Figure scripts:
#####

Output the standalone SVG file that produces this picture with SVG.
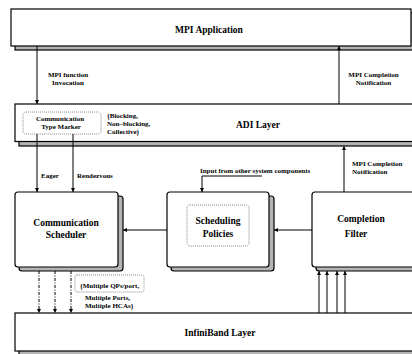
<svg xmlns="http://www.w3.org/2000/svg" width="412" height="354" viewBox="0 0 412 354">
<defs>
<style>
.box{fill:#fff;stroke:#000;stroke-width:1.2}
.sh{fill:#b4b4b4;stroke:#000;stroke-width:1.2}
.dot{fill:none;stroke:#888;stroke-width:1;stroke-dasharray:1,1}
.big{font-family:"Liberation Serif",serif;font-weight:bold;font-size:9.5px;fill:#000}
.sm{font-family:"Liberation Serif",serif;font-weight:bold;font-size:7px;fill:#000}
.ln{fill:none;stroke:#000;stroke-width:1}
.dd{fill:none;stroke:#000;stroke-width:1;stroke-dasharray:3,1.5,1,1.5}
</style>
<marker id="ah" viewBox="0 0 6 6" refX="6" refY="3" markerWidth="4" markerHeight="4" orient="auto" markerUnits="userSpaceOnUse">
<path d="M0,0 L6,3 L0,6 z" fill="#000"/>
</marker>
</defs>
<rect width="412" height="354" fill="#fff"/>

<g id="mpi-app">
<rect class="sh" x="15" y="13" width="400" height="37"/>
<rect class="box" x="11" y="9" width="400" height="37"/>
<text class="big" x="209" y="32.5" text-anchor="middle">MPI Application</text>
</g>

<g id="adi-layer">
<rect class="sh" x="19" y="108" width="396" height="38"/>
<rect class="box" x="15" y="104" width="400" height="37.5"/>
<text class="big" x="258" y="127.5" text-anchor="middle">ADI Layer</text>
<rect class="dot" x="23" y="112" width="78" height="22" rx="3"/>
<text class="sm" x="60" y="121" text-anchor="middle">Communication</text>
<text class="sm" x="61" y="128.5" text-anchor="middle">Type Marker</text>
<text class="sm" x="107" y="117.5">{Blocking,</text>
<text class="sm" x="107" y="125.5">Non–blocking,</text>
<text class="sm" x="107" y="133.5">Collective}</text>
</g>

<g id="comm-scheduler">
<rect class="sh" x="19" y="196" width="104" height="75" rx="3"/>
<rect class="box" x="15" y="192" width="103" height="75" rx="3"/>
<text class="big" x="66" y="226" text-anchor="middle">Communication</text>
<text class="big" x="66" y="238" text-anchor="middle">Scheduler</text>
</g>

<g id="scheduling-policies">
<rect class="sh" x="171" y="196" width="103" height="75" rx="3"/>
<rect class="box" x="167" y="192" width="102" height="75" rx="3"/>
<rect class="dot" x="187" y="205" width="62" height="41" rx="3"/>
<text class="big" x="218" y="223.5" text-anchor="middle">Scheduling</text>
<text class="big" x="218" y="236.5" text-anchor="middle">Policies</text>
</g>

<g id="completion-filter">
<rect class="sh" x="316" y="196" width="104" height="75" rx="3"/>
<rect class="box" x="312" y="192" width="104" height="75" rx="3"/>
<text class="big" x="361" y="221.5" text-anchor="middle">Completion</text>
<text class="big" x="356" y="236.5" text-anchor="middle">Filter</text>
</g>

<g id="infiniband-layer">
<rect class="sh" x="19" y="317" width="396" height="38"/>
<rect class="box" x="15" y="313" width="400" height="38"/>
<text class="big" x="220" y="335.5" text-anchor="middle">InfiniBand Layer</text>
</g>

<g id="annotations">
<rect class="dot" x="75" y="275" width="69" height="17" rx="2"/>
<text class="sm" x="80" y="287.5">{Multiple QPs/port,</text>
<text class="sm" x="85" y="300">Multiple Ports,</text>
<text class="sm" x="85" y="307.5">Multiple HCAs}</text>
</g>

<g id="connectors">
<path class="ln" d="M37,46 V104" marker-end="url(#ah)"/>
<text class="sm" x="68" y="76.5" text-anchor="middle">MPI function</text>
<text class="sm" x="68" y="85" text-anchor="middle">Invocation</text>
<path class="ln" d="M339,104 V46" marker-end="url(#ah)"/>
<text class="sm" x="373.5" y="76.5" text-anchor="middle">MPI Completion</text>
<text class="sm" x="373.5" y="85" text-anchor="middle">Notification</text>
<path class="ln" d="M37,134 V192" marker-end="url(#ah)"/>
<path class="ln" d="M73,134 V192" marker-end="url(#ah)"/>
<text class="sm" x="41" y="177.5">Eager</text>
<text class="sm" x="77" y="177.5">Rendezvous</text>
<path class="ln" d="M262,176 H202 V192" marker-end="url(#ah)"/>
<text class="sm" x="200" y="172.5">Input from other system components</text>
<path class="ln" d="M344,192 V146" marker-end="url(#ah)"/>
<text class="sm" x="352" y="165.5">MPI Completion</text>
<text class="sm" x="352" y="173.5">Notification</text>
<path class="ln" d="M312,230 H274" marker-end="url(#ah)"/>
<path class="ln" d="M167,230 H123" marker-end="url(#ah)"/>
<path class="dd" d="M39,271 V313" marker-end="url(#ah)"/>
<path class="dd" d="M55,271 V313" marker-end="url(#ah)"/>
<path class="dd" d="M71,271 V313" marker-end="url(#ah)"/>
<path class="ln" d="M319,313 V271" marker-end="url(#ah)"/>
<path class="ln" d="M327,313 V271" marker-end="url(#ah)"/>
<path class="ln" d="M337,313 V271" marker-end="url(#ah)"/>
<path class="ln" d="M345,313 V271" marker-end="url(#ah)"/>
</g>
</svg>
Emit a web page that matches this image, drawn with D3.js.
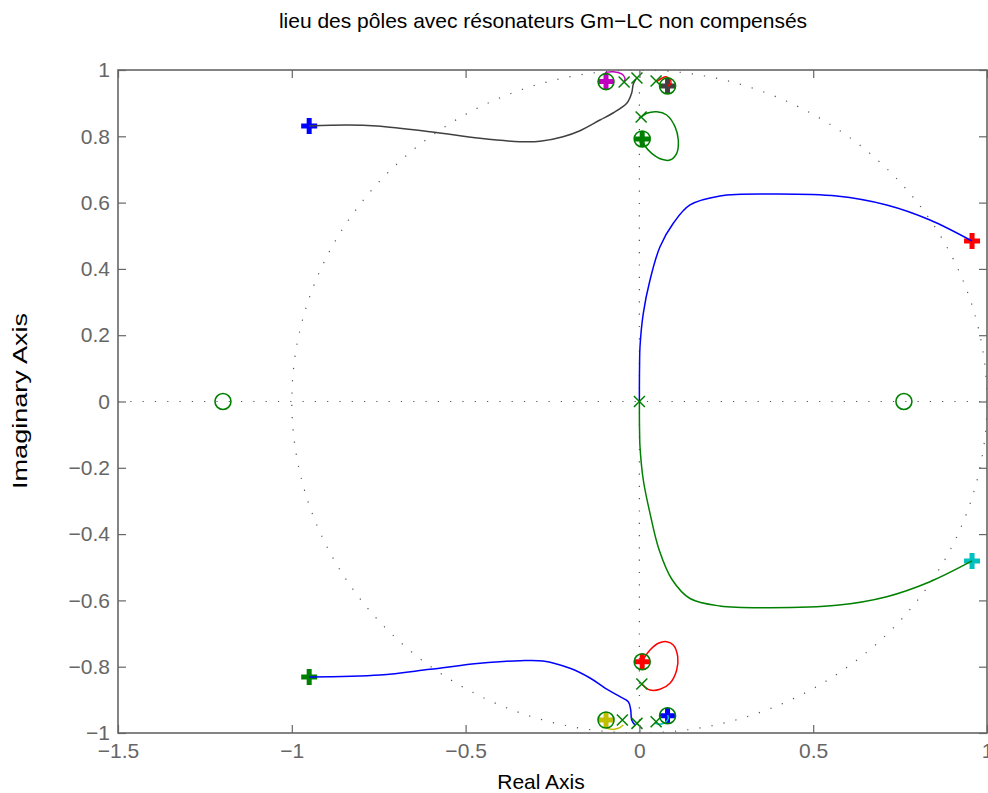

#####

Problem details: Output all of the entries verbatim, leaving out any images.

Written response:
Output the standalone SVG file that produces this picture with SVG.
<svg xmlns="http://www.w3.org/2000/svg" width="412" height="354" viewBox="0 0 412 354">
<defs>
<style>
.box{fill:#fff;stroke:#000;stroke-width:1.2}
.sh{fill:#b4b4b4;stroke:#000;stroke-width:1.2}
.dot{fill:none;stroke:#888;stroke-width:1;stroke-dasharray:1,1}
.big{font-family:"Liberation Serif",serif;font-weight:bold;font-size:9.5px;fill:#000}
.sm{font-family:"Liberation Serif",serif;font-weight:bold;font-size:7px;fill:#000}
.ln{fill:none;stroke:#000;stroke-width:1}
.dd{fill:none;stroke:#000;stroke-width:1;stroke-dasharray:3,1.5,1,1.5}
</style>
<marker id="ah" viewBox="0 0 6 6" refX="6" refY="3" markerWidth="4" markerHeight="4" orient="auto" markerUnits="userSpaceOnUse">
<path d="M0,0 L6,3 L0,6 z" fill="#000"/>
</marker>
</defs>
<rect width="412" height="354" fill="#fff"/>

<g id="mpi-app">
<rect class="sh" x="15" y="13" width="400" height="37"/>
<rect class="box" x="11" y="9" width="400" height="37"/>
<text class="big" x="209" y="32.5" text-anchor="middle">MPI Application</text>
</g>

<g id="adi-layer">
<rect class="sh" x="19" y="108" width="396" height="38"/>
<rect class="box" x="15" y="104" width="400" height="37.5"/>
<text class="big" x="258" y="127.5" text-anchor="middle">ADI Layer</text>
<rect class="dot" x="23" y="112" width="78" height="22" rx="3"/>
<text class="sm" x="60" y="121" text-anchor="middle">Communication</text>
<text class="sm" x="61" y="128.5" text-anchor="middle">Type Marker</text>
<text class="sm" x="107" y="117.5">{Blocking,</text>
<text class="sm" x="107" y="125.5">Non–blocking,</text>
<text class="sm" x="107" y="133.5">Collective}</text>
</g>

<g id="comm-scheduler">
<rect class="sh" x="19" y="196" width="104" height="75" rx="3"/>
<rect class="box" x="15" y="192" width="103" height="75" rx="3"/>
<text class="big" x="66" y="226" text-anchor="middle">Communication</text>
<text class="big" x="66" y="238" text-anchor="middle">Scheduler</text>
</g>

<g id="scheduling-policies">
<rect class="sh" x="171" y="196" width="103" height="75" rx="3"/>
<rect class="box" x="167" y="192" width="102" height="75" rx="3"/>
<rect class="dot" x="187" y="205" width="62" height="41" rx="3"/>
<text class="big" x="218" y="223.5" text-anchor="middle">Scheduling</text>
<text class="big" x="218" y="236.5" text-anchor="middle">Policies</text>
</g>

<g id="completion-filter">
<rect class="sh" x="316" y="196" width="104" height="75" rx="3"/>
<rect class="box" x="312" y="192" width="104" height="75" rx="3"/>
<text class="big" x="361" y="221.5" text-anchor="middle">Completion</text>
<text class="big" x="356" y="236.5" text-anchor="middle">Filter</text>
</g>

<g id="infiniband-layer">
<rect class="sh" x="19" y="317" width="396" height="38"/>
<rect class="box" x="15" y="313" width="400" height="38"/>
<text class="big" x="220" y="335.5" text-anchor="middle">InfiniBand Layer</text>
</g>

<g id="annotations">
<rect class="dot" x="75" y="275" width="69" height="17" rx="2"/>
<text class="sm" x="80" y="287.5">{Multiple QPs/port,</text>
<text class="sm" x="85" y="300">Multiple Ports,</text>
<text class="sm" x="85" y="307.5">Multiple HCAs}</text>
</g>

<g id="connectors">
<path class="ln" d="M37,46 V104" marker-end="url(#ah)"/>
<text class="sm" x="68" y="76.5" text-anchor="middle">MPI function</text>
<text class="sm" x="68" y="85" text-anchor="middle">Invocation</text>
<path class="ln" d="M339,104 V46" marker-end="url(#ah)"/>
<text class="sm" x="373.5" y="76.5" text-anchor="middle">MPI Completion</text>
<text class="sm" x="373.5" y="85" text-anchor="middle">Notification</text>
<path class="ln" d="M37,134 V192" marker-end="url(#ah)"/>
<path class="ln" d="M73,134 V192" marker-end="url(#ah)"/>
<text class="sm" x="41" y="177.5">Eager</text>
<text class="sm" x="77" y="177.5">Rendezvous</text>
<path class="ln" d="M262,176 H202 V192" marker-end="url(#ah)"/>
<text class="sm" x="200" y="172.5">Input from other system components</text>
<path class="ln" d="M344,192 V146" marker-end="url(#ah)"/>
<text class="sm" x="352" y="165.5">MPI Completion</text>
<text class="sm" x="352" y="173.5">Notification</text>
<path class="ln" d="M312,230 H274" marker-end="url(#ah)"/>
<path class="ln" d="M167,230 H123" marker-end="url(#ah)"/>
<path class="dd" d="M39,271 V313" marker-end="url(#ah)"/>
<path class="dd" d="M55,271 V313" marker-end="url(#ah)"/>
<path class="dd" d="M71,271 V313" marker-end="url(#ah)"/>
<path class="ln" d="M319,313 V271" marker-end="url(#ah)"/>
<path class="ln" d="M327,313 V271" marker-end="url(#ah)"/>
<path class="ln" d="M337,313 V271" marker-end="url(#ah)"/>
<path class="ln" d="M345,313 V271" marker-end="url(#ah)"/>
</g>
</svg>
Emit a web page that matches this image, drawn with D3.js.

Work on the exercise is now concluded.